Given request:
Write out nothing but the lines from the first line of the entries below through the line with "const legendShown = 9;"; no pictures go in.

BEGIN Task inputs

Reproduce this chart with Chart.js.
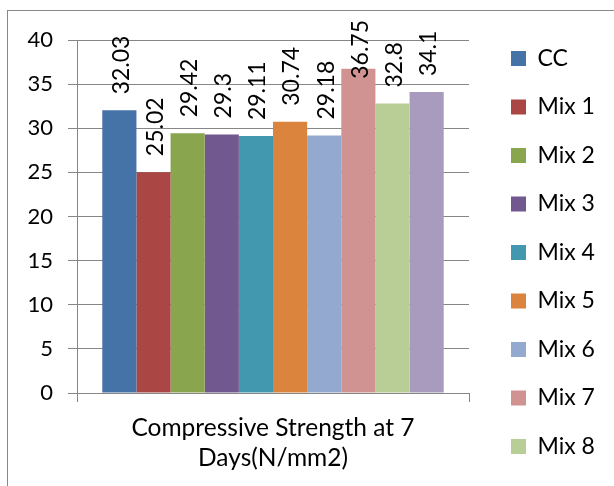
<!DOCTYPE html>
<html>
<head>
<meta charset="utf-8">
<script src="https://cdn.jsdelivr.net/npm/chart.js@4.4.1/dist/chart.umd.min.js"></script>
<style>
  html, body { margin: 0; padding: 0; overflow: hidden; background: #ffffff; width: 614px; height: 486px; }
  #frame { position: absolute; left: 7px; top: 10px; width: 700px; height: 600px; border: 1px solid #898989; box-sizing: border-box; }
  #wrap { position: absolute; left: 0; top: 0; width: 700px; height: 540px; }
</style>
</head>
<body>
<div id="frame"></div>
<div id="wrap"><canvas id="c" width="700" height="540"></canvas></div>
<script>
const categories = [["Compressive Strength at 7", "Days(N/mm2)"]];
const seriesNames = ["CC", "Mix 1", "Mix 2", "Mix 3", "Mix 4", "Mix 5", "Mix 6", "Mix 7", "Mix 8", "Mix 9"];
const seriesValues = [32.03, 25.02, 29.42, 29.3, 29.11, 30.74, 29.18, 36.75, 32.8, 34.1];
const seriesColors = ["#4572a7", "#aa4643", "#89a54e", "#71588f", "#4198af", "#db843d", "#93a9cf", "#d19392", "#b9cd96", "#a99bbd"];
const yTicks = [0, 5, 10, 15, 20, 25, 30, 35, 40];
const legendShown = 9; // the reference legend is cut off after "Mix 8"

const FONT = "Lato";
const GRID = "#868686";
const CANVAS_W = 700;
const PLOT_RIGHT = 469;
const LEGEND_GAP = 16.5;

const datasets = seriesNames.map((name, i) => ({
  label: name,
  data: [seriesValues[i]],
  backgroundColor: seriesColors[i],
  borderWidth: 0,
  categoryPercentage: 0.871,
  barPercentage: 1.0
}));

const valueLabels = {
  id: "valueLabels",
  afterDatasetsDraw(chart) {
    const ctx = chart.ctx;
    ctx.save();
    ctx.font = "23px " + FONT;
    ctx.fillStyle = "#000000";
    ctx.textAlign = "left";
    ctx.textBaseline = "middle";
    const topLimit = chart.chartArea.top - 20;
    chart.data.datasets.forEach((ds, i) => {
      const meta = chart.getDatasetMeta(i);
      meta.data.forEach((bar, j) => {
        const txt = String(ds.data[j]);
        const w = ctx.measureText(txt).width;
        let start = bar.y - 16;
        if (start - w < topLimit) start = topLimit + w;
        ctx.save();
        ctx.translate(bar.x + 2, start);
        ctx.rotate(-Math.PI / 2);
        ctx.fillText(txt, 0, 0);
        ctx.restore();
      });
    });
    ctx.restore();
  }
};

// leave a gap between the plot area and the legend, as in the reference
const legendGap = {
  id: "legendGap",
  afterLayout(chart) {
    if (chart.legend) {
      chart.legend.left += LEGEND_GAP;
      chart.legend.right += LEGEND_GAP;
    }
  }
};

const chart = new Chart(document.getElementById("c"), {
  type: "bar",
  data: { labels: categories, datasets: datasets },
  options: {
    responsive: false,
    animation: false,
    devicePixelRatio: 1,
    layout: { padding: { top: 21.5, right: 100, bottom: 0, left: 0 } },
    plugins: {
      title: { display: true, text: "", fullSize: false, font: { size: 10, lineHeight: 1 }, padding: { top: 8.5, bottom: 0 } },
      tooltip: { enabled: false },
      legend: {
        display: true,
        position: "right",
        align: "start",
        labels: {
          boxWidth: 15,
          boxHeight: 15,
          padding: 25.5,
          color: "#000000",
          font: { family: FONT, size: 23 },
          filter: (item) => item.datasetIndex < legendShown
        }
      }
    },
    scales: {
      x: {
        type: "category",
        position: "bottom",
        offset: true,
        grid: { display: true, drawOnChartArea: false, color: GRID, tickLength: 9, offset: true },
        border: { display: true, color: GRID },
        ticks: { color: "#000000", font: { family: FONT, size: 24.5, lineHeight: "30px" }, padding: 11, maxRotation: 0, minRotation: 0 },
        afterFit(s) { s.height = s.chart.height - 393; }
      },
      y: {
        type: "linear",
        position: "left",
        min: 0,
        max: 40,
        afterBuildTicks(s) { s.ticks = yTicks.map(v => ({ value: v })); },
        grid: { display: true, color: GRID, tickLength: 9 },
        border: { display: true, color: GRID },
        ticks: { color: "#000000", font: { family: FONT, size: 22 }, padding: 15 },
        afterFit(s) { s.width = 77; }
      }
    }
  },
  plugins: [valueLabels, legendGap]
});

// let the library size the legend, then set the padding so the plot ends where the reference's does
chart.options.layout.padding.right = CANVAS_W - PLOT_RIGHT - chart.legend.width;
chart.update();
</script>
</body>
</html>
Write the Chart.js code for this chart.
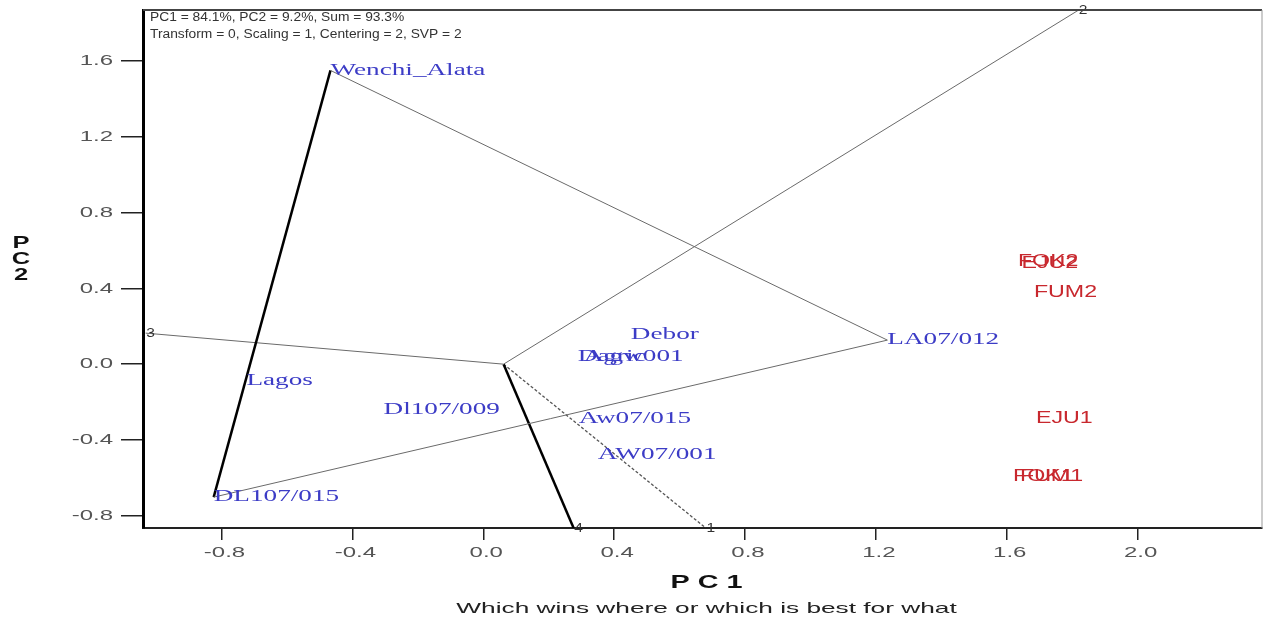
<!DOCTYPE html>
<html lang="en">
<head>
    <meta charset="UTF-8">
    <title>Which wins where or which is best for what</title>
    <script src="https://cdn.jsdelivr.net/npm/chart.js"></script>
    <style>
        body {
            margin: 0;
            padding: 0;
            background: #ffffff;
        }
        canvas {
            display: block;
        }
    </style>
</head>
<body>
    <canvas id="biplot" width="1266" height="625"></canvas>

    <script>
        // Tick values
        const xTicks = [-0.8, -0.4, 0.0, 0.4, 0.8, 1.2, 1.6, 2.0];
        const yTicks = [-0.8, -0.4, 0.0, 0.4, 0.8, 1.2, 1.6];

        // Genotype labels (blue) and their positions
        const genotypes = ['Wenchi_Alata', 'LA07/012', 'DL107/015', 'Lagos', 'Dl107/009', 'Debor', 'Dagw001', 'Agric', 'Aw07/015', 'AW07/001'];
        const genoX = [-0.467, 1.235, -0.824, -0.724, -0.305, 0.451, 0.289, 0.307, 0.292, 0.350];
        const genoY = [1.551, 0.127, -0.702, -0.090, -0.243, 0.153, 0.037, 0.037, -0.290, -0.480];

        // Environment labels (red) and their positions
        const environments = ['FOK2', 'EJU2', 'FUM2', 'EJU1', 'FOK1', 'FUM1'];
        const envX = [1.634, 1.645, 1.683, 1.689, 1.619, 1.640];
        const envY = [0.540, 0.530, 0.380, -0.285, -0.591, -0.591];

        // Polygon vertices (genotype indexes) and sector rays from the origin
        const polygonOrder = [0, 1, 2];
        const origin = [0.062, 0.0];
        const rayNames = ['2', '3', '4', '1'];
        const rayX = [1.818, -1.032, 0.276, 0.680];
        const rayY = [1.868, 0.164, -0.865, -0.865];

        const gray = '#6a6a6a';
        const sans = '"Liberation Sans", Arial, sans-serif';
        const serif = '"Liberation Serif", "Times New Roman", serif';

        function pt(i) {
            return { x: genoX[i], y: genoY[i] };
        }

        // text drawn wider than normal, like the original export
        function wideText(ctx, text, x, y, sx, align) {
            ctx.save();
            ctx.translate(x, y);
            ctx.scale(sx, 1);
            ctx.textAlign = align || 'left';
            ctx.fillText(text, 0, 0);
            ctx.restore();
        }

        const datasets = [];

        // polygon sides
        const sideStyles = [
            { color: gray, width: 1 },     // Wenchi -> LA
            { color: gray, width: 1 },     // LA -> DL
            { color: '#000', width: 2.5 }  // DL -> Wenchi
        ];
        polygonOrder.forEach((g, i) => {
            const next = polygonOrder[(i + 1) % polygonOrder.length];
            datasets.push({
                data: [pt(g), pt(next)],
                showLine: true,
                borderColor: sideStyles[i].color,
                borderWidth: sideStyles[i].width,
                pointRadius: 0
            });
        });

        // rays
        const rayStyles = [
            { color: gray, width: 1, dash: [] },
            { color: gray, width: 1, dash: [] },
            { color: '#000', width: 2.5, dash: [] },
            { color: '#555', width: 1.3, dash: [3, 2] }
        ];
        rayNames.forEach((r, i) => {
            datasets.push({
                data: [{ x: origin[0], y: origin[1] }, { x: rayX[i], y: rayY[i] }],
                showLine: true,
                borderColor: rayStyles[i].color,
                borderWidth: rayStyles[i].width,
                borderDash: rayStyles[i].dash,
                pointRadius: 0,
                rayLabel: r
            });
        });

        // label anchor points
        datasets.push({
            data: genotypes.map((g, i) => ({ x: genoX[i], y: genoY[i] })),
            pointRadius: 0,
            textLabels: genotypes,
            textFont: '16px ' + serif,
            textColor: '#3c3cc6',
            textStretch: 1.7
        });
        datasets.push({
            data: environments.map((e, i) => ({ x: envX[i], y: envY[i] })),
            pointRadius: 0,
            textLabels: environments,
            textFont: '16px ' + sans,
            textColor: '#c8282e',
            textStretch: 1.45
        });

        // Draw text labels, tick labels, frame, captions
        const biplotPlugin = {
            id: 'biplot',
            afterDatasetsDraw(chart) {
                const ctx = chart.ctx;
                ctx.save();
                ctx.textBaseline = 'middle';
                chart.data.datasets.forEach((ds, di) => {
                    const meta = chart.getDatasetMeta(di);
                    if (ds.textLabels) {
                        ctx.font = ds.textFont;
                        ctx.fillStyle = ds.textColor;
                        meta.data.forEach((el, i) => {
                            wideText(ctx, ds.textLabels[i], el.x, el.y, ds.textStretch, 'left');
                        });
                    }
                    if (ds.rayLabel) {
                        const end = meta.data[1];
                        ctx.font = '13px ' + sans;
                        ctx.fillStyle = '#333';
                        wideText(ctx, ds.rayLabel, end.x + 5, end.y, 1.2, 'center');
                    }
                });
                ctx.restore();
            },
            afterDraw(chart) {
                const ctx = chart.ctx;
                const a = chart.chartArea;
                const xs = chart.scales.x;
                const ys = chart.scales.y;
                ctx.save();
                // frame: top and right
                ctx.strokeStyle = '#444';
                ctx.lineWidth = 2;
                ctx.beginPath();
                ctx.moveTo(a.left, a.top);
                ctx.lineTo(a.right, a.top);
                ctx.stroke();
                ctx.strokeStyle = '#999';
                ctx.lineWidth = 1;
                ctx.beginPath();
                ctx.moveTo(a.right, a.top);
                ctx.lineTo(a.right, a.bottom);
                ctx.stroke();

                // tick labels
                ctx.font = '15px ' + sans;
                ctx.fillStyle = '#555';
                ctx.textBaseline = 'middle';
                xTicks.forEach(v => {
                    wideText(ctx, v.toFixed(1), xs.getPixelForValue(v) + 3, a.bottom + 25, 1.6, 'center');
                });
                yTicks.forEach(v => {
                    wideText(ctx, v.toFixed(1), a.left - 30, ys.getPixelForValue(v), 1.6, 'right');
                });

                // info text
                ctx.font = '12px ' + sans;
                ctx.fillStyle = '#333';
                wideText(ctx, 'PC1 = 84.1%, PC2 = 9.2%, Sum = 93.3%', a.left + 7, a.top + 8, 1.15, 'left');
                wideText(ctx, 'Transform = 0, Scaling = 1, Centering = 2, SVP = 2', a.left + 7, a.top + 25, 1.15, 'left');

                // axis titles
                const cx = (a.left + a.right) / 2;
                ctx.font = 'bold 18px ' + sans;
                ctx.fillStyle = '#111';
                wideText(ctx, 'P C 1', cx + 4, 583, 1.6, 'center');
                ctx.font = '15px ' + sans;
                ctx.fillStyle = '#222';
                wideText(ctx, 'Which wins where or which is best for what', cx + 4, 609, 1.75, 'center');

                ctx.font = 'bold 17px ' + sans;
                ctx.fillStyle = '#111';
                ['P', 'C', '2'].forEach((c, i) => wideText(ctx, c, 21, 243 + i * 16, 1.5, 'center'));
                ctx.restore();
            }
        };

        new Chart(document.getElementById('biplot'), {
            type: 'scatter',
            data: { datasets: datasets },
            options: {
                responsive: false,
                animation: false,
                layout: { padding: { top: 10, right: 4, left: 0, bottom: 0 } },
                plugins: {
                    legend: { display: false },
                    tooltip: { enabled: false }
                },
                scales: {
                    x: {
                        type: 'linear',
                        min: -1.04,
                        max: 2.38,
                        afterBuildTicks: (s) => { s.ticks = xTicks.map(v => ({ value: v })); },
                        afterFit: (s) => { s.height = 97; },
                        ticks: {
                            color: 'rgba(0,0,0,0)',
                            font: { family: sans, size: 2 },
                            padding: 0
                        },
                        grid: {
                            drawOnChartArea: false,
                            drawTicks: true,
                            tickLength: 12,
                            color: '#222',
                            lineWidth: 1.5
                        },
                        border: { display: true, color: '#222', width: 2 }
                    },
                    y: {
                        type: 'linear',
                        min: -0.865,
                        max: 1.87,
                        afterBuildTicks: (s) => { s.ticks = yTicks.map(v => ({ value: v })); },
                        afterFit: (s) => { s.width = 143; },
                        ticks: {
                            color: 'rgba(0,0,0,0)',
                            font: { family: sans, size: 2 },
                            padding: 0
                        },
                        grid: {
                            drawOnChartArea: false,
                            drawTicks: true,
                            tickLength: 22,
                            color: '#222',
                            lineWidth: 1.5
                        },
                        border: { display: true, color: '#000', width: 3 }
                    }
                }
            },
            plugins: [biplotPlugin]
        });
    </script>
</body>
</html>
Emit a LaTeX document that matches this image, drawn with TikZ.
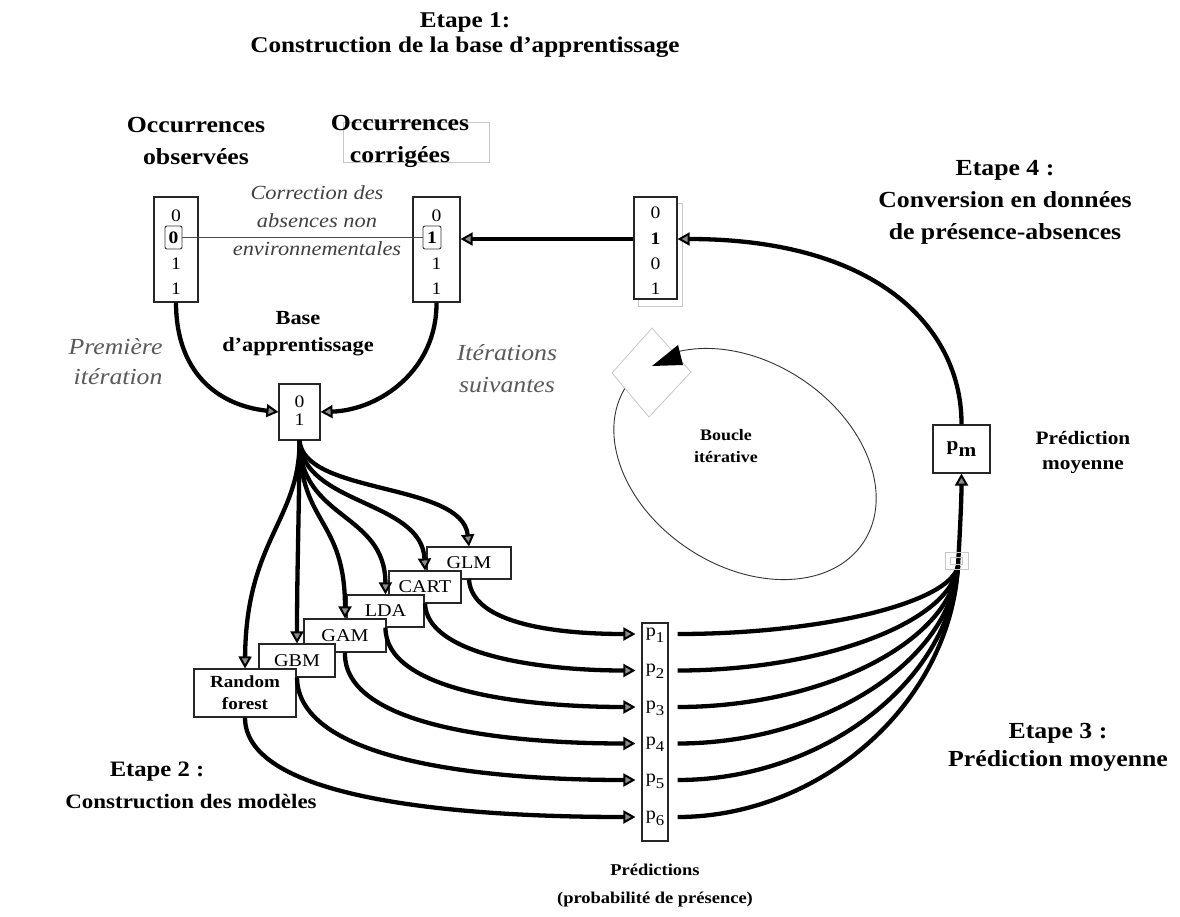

END Task inputs

Answer below:
Reproduce this chart with Chart.js.
<!DOCTYPE html>
<html>
<head>
<meta charset="utf-8">
<script src="https://cdn.jsdelivr.net/npm/chart.js@4.4.1/dist/chart.umd.min.js"></script>
<style>
  html, body { margin: 0; padding: 0; overflow: hidden; background: #ffffff; width: 614px; height: 486px; }
  #frame { position: absolute; left: 7px; top: 10px; width: 700px; height: 600px; border: 1px solid #898989; box-sizing: border-box; }
  #wrap { position: absolute; left: 0; top: 0; width: 700px; height: 540px; }
</style>
</head>
<body>
<div id="frame"></div>
<div id="wrap"><canvas id="c" width="700" height="540"></canvas></div>
<script>
const categories = [["Compressive Strength at 7", "Days(N/mm2)"]];
const seriesNames = ["CC", "Mix 1", "Mix 2", "Mix 3", "Mix 4", "Mix 5", "Mix 6", "Mix 7", "Mix 8", "Mix 9"];
const seriesValues = [32.03, 25.02, 29.42, 29.3, 29.11, 30.74, 29.18, 36.75, 32.8, 34.1];
const seriesColors = ["#4572a7", "#aa4643", "#89a54e", "#71588f", "#4198af", "#db843d", "#93a9cf", "#d19392", "#b9cd96", "#a99bbd"];
const yTicks = [0, 5, 10, 15, 20, 25, 30, 35, 40];
const legendShown = 9; // the reference legend is cut off after "Mix 8"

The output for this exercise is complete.